In conclusion, it is certain that everyone enjoyed getting together for the start of the Academic Year in September 2020. Unfortunately, new phases of confinement are coming and the future remains uncertain. Fatigue is being felt a lot.
3. What would you say the main challenges of this UAP have been and still are, for the schools in your region?
I have already mentioned in the first question all the importance of educating for Hope. This is the main challenge for me. We live in societies that seem to be weakening. Violence is increasing in places, and people’s minds are shocked by the regular attacks that strike. Recently in France, a history and geography teacher (Mr Samuel PATY) was murdered on leaving his school by a young radicalized Muslim who could not stand the idea of freedom of expression.
All this climate means helping our young people to understand the context in which they live.
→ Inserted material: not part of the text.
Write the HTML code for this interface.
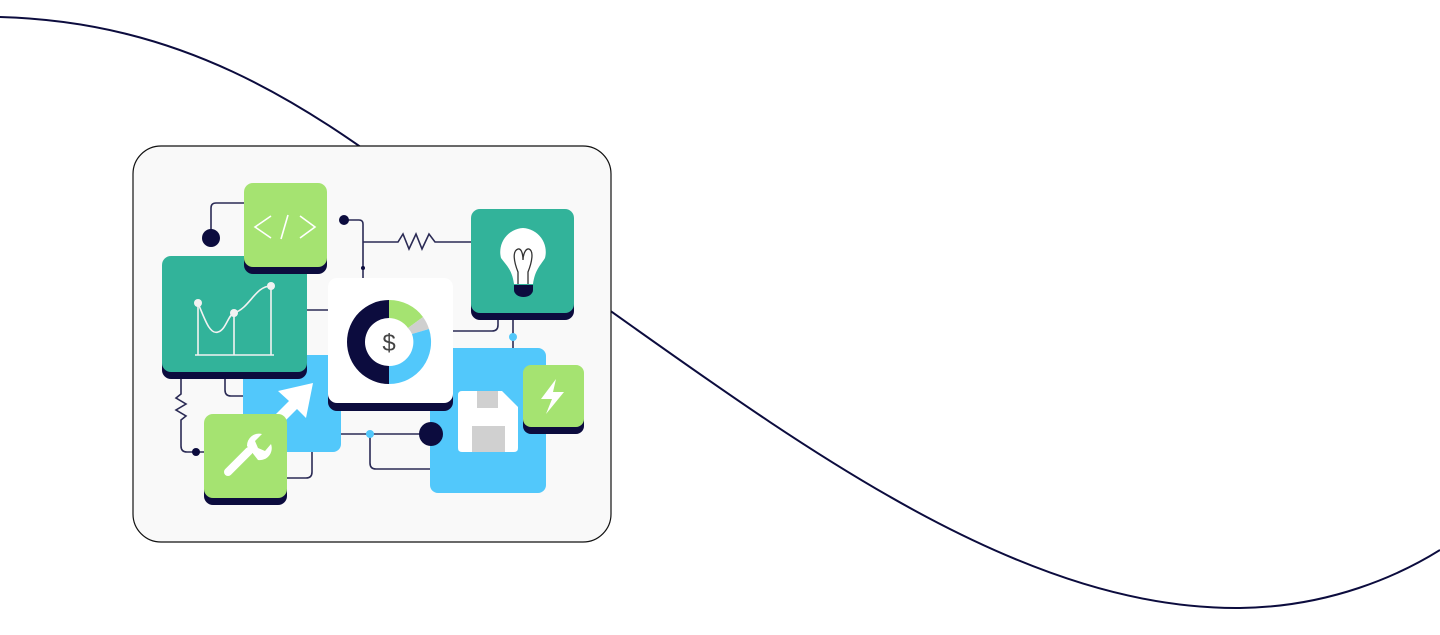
<!DOCTYPE html>
<html><head><style>
html,body{margin:0;padding:0;background:#fff;width:1440px;height:635px;overflow:hidden}
</style></head><body>
<svg width="1440" height="635" viewBox="0 0 1440 635" xmlns="http://www.w3.org/2000/svg">
<path d="M0,17 C180,22 300,100 420,190 C480,235 540,260 612,312 C820,460 1030,610 1240,608 C1330,607 1400,575 1440,550" fill="none" stroke="#0c0c3e" stroke-width="2"/>
<rect x="133" y="146" width="478" height="396" rx="28" fill="#f9f9f9" stroke="#111" stroke-width="1.2"/>
<g fill="none" stroke="#2b2b55" stroke-width="1.6">
<path d="M211,238 V208 Q211,203 216,203 H245"/>
<path d="M344,220 H359 Q363,220 363,224 V280"/>
<path d="M363,242 H398 L403,234 L409,249 L416,234 L422,249 L429,234 L435,242 H472"/>
<path d="M453,331 H492 Q498,331 498,325 V318"/>
<path d="M513,318 V350"/>
<path d="M181,379 V394 L176,398 L186,404 L176,410 L186,416 L181,420 V446 Q181,452 187,452 H205"/>
<path d="M225,378 V390 Q225,396 231,396 H245"/>
<path d="M307,310 H330"/>
<path d="M312,452 V472 Q312,478 306,478 H286"/>
<path d="M340,434 H431"/>
<path d="M370,434 V463 Q370,469 376,469 H431"/>
</g>
<circle cx="211" cy="238" r="9" fill="#0c0c3e"/>
<circle cx="344" cy="220" r="5" fill="#0c0c3e"/>
<circle cx="363" cy="268" r="2" fill="#0c0c3e"/>
<circle cx="196" cy="452" r="4" fill="#0c0c3e"/>
<rect x="243" y="355" width="98" height="97" rx="8" fill="#52c8fb"/>
<rect x="430" y="348" width="116" height="145" rx="8" fill="#52c8fb"/>
<circle cx="370" cy="434" r="4" fill="#52c8fb"/>
<circle cx="513" cy="337" r="4" fill="#52c8fb"/>
<circle cx="431" cy="434" r="12" fill="#0c0c3e"/>
<!-- arrow -->
<path d="M313,383 L306,418 L297,409 L262,444 L254,436 L289,401 L278,391 Z" fill="#fff"/>
<path d="M462,391 H502 L518,407 V448 Q518,452 514,452 H462 Q458,452 458,448 V395 Q458,391 462,391 Z" fill="#fff"/>
<rect x="477" y="391" width="21" height="17" fill="#d0d0d0"/>
<rect x="472" y="426" width="33" height="26" fill="#d0d0d0"/>
<rect x="162" y="264" width="145" height="115" rx="9" fill="#0c0c3e"/>
<rect x="162" y="256" width="145" height="116" rx="9" fill="#32b39a"/>
<g stroke="#f2f2f2" stroke-width="1.6" fill="none">
<path d="M195,355 H274"/>
<path d="M198,303 V355 M234,313 V355 M271,286 V355"/>
<path d="M198,303 C205,320 210,335 218,332 C226,330 228,315 234,313 C250,308 255,286 271,286"/>
</g>
<g fill="#f2f2f2"><circle cx="198" cy="303" r="4"/><circle cx="234" cy="313" r="4"/><circle cx="271" cy="286" r="4"/></g>
<rect x="244" y="190" width="83" height="84" rx="9" fill="#0c0c3e"/>
<rect x="244" y="183" width="83" height="84" rx="9" fill="#a5e371"/>
<g stroke="#fff" stroke-width="1.6" fill="none"><path d="M271,216 L255,227 L271,238 M300,216 L315,227 L300,238 M288,215 L281,239"/></g>
<rect x="204" y="421" width="83" height="84" rx="9" fill="#0c0c3e"/>
<rect x="204" y="414" width="83" height="84" rx="9" fill="#a5e371"/>
<path d="M228,472 L249,451" stroke="#fff" stroke-width="8" stroke-linecap="round"/>
<path d="M247,446 A12,12 0 0 1 262,434 L255,441 L258,448 L265,451 L271,444 A12,12 0 0 1 258,460 Z" fill="#fff"/>
<rect x="471" y="216" width="103" height="104" rx="9" fill="#0c0c3e"/>
<rect x="471" y="209" width="103" height="104" rx="9" fill="#32b39a"/>
<path d="M523,228 A24,24 0 0 1 545,258 C540,266 535,270 533,284 H514 C512,270 507,266 501,258 A24,24 0 0 1 523,228 Z" fill="#fff"/>
<path d="M514,285 H533 V290 A9.5,7 0 0 1 514,290 Z" fill="#0c0c3e"/>
<path d="M518,284 V272 C514,262 512,251 518,249 C522,248 523,256 523,260 C523,256 525,248 529,249 C534,251 532,262 528,272 V284" fill="none" stroke="#333" stroke-width="1.3"/>
<rect x="523" y="372" width="61" height="62" rx="8" fill="#0c0c3e"/>
<rect x="523" y="365" width="61" height="62" rx="8" fill="#a5e371"/>
<path d="M556,379 L541,399 H552 L546,414 L564,392 H553 Z" fill="#fff"/>
<rect x="328" y="286" width="125" height="125" rx="9" fill="#0c0c3e"/>
<rect x="328" y="278" width="125" height="125" rx="9" fill="#fff"/>
<g transform="translate(389,342)">
<path d="M0,-42 A42,42 0 0 0 0,42 L0,24 A24,24 0 0 1 0,-24 Z" fill="#0c0c3e"/>
<path d="M0,-42 A42,42 0 0 1 34,-25 L19,-14 A24,24 0 0 0 0,-24 Z" fill="#a5e371"/>
<path d="M34,-25 A42,42 0 0 1 40,-13 L23,-8 A24,24 0 0 0 19,-14 Z" fill="#cfcfcf"/>
<path d="M40,-13 A42,42 0 0 1 0,42 L0,24 A24,24 0 0 0 23,-8 Z" fill="#52c8fb"/>
<text x="0" y="9" text-anchor="middle" font-family="Liberation Sans, sans-serif" font-size="24" fill="#444">$</text>
</g>
</svg>
</body></html>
To support them in their identity through education for dialogue. We also have to dig deeper into the theme of reconciliation.
All this becomes essential to support the integral development of our students. In addition to the knowledge they must acquire, it is undeniable that educational work on life-skills has become essential.
I believe that, on these issues, we have to undertake an enormous amount of work to train our teachers as well.
4. What would your advice be to other schools/provinces to consider, while using this UAP as a lens for their work? I.e., how can we better accompany our students or why do you feel this is so important?
It is very difficult to put advices to others ! I will not do this. I just think that some fundamental tasks of education are really universal and must be spread everywhere. For example : the use of reason, the right use of a critical analysis, the culture of debate, the respect of opinions of other, the ability to be oneself and to seek the Truth together. On another point of view there is also the aptitude to choose which is very important for young people. This is the issue of their orientation : for theirs studies, for their professional future and for their own lives !
Concerning all these issues, I really think that our Jesuit Pedagogy can help us. We have to deepen our knowledge of the Spiritual Exercises of Saint Ignatius and work to find the way in which we can translate this treasure into Pedagogical devices valid for today. This was always been the task of our Schools and it remains so.
This is a challenge for our French Network of Jesuit Schools but probably also for many others!